Another LSJ note: On the west side of town, at the sprawling production facility between Canal Road and the interstate, the newspaper is working to remove its three-story printing press. Most of it will be sold for scrap, as were decommissioned presses removed from the Lenawee Street building and at the Delta facility a few years ago. The newspaper is now printed in Walker, about 75 miles to the west. This is where the Grand Rapids Press and other MLive newspapers are published by a sister company.

The LSJ abandoned its communitybased production after Gannett ordered the change. The travel time to the press site north of Grand Rapids is the reason that late sports scores are often missing from the newspaper.

The move to slick new offices in the Knapp´s Centre reflects what is happening throughout the industry as newspaper companies deal with the shift of advertising and readership to digital displays rather than paper. Newspapers in the Gannett chain are configuring their downsized newsrooms to accommodate smaller staffs and digital news.

In this embrace of all things digital, the LSJ will be joining rapidly growing information technology provider Dewpoint in the Knapp´s Centre. The company with 110 employees — 50 to 60 of them on the second floor — occupies about 16,000 square feet and is looking for another 10,000, said Ken Theis, Dewpoint president and chief executive officer. The company works with businesses and other clients to help them manage their data needs and processes.

Theis, who before Dewpoint led the Michigan Department of Technology, Management & Budget, worked in the Knapp´s building during its dark days, when the state leased space there. He described it as grim, unlike the lightened, modern quarters where Dewpoint now operates.

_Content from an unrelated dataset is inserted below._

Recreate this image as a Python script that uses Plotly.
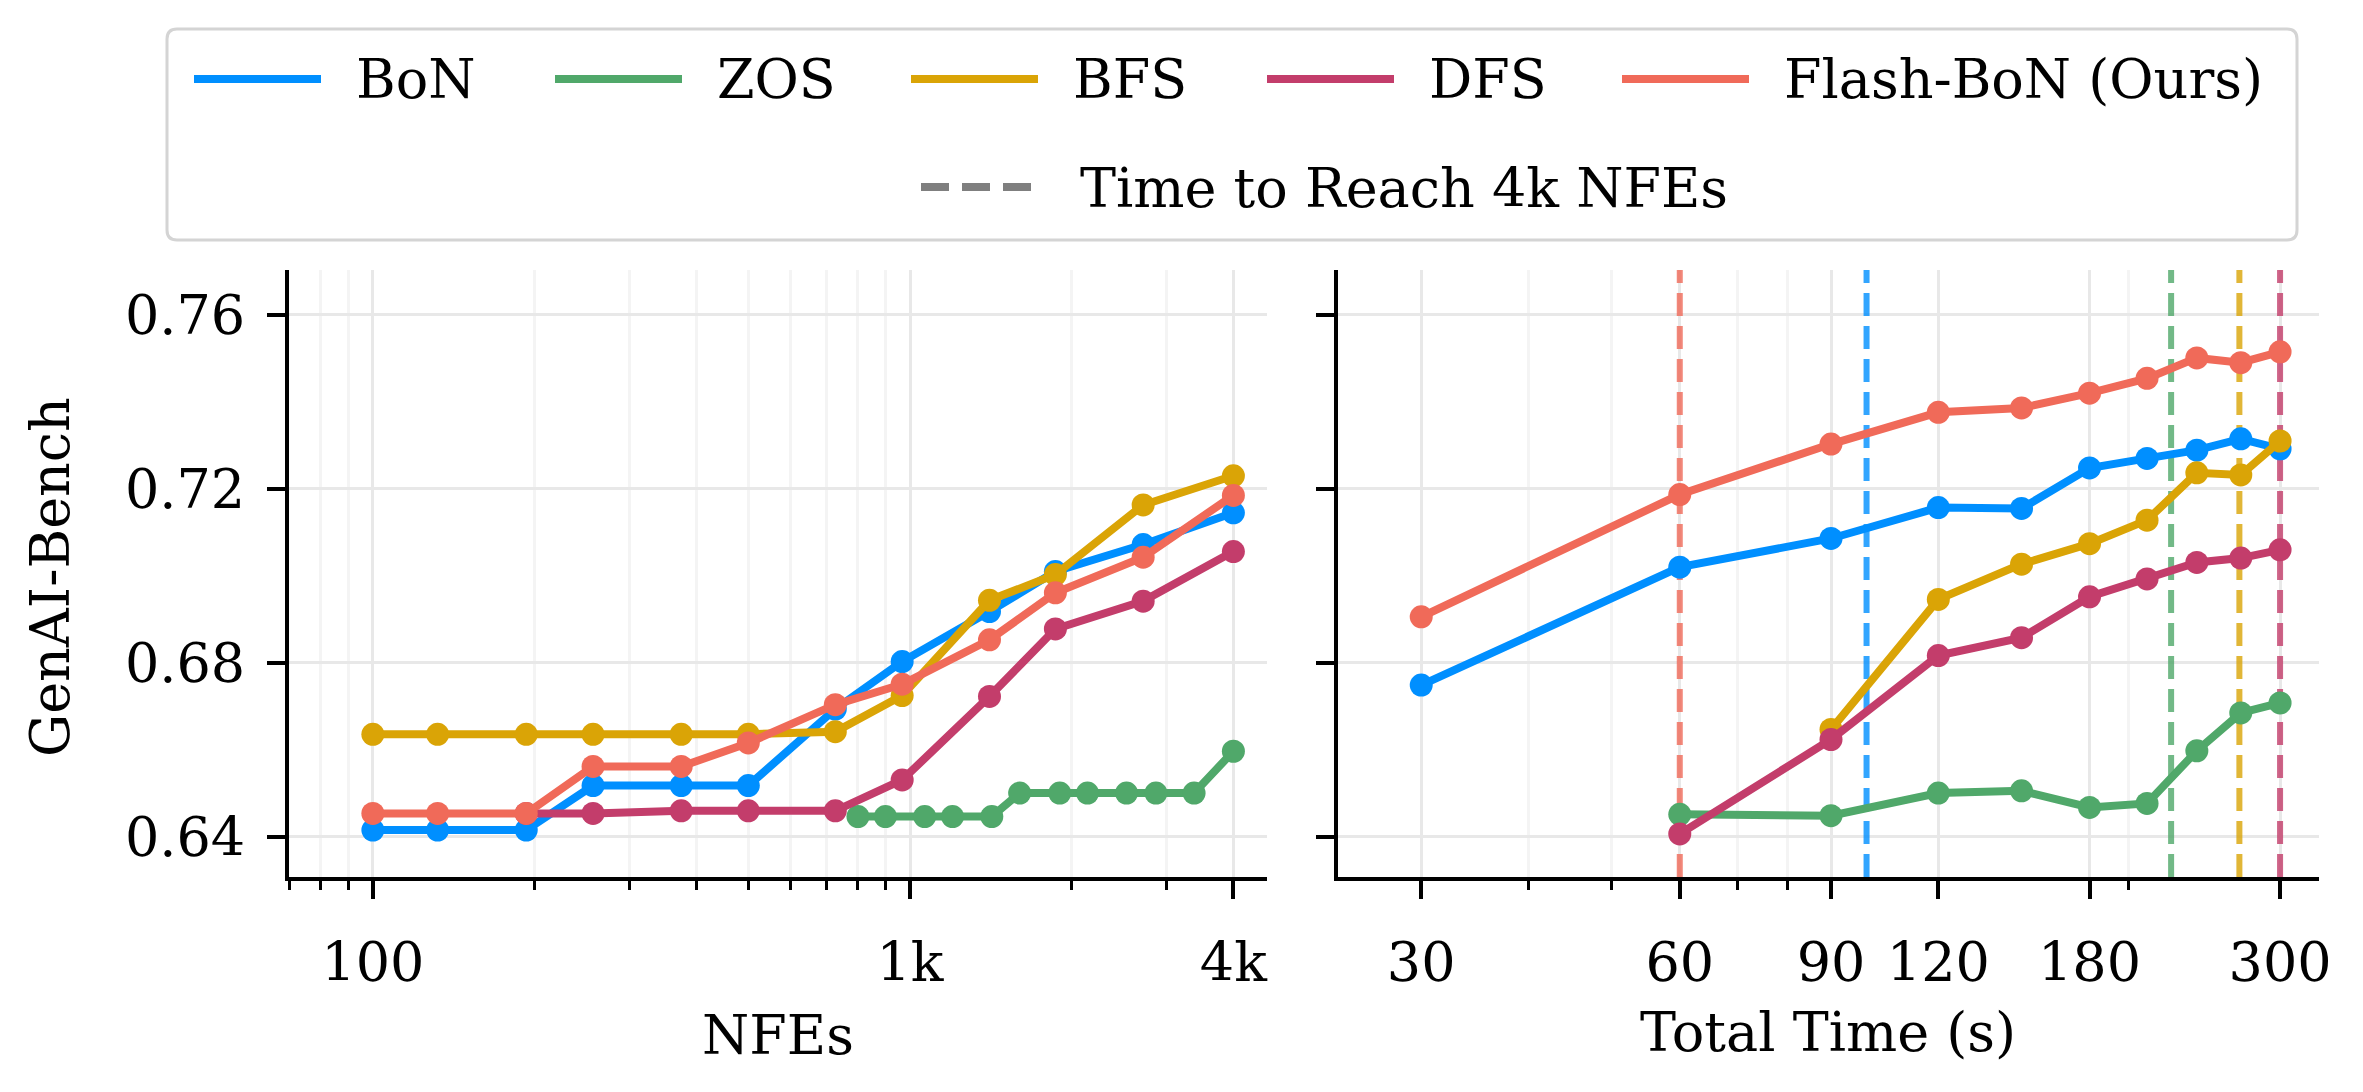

The still unanswered question at Knapp´s Centre is what happens with the first floor. Eyde said there is interest in the space, but nothing firm yet. Perhaps by the summer. He wants a restaurant, but the right restaurant and said he is willing to wait.

Across the street a more immediate and accessible food service is shaping up in a building the Eyde Co. bought to complement its Knapp´s Centre investment. Domino´s Pizza will open its first area “Pizza Theater” in the location, which previously housed a book store and newsstand and before that the venerable Mole Hole gift shop.

The Pizza Theater is Domino´s way of reshaping its business, which has focused on delivery staged from utilitarian properties. The Ann Arbor-based company felt that its products were innovative, but its sites weren´t inviting for the customers who declined delivery. The redesigned stores are more welcoming, more customer centric.

Success with Knapp´s Centre is helping solidify commerce on the south reach of Washington Square. A new restaurant, the Crafty Palate, promising breakfast, lunch and Sunday brunch, will open in the vacant Mediteran location. Further south, a secondhand store has located between the Palace of Jamaica take-out restaurant the Downtown Party Store. Lake Trust Credit Union plans a residential and retail development at the corner of Capitol Avenue and Lenawee. And a block away will be reuse of the LSJ site.

Will downtown will link up with REO Town? Eventually. Maybe. Progress is slow but promising. Next challenge? The vacant DeLuxe Inn site.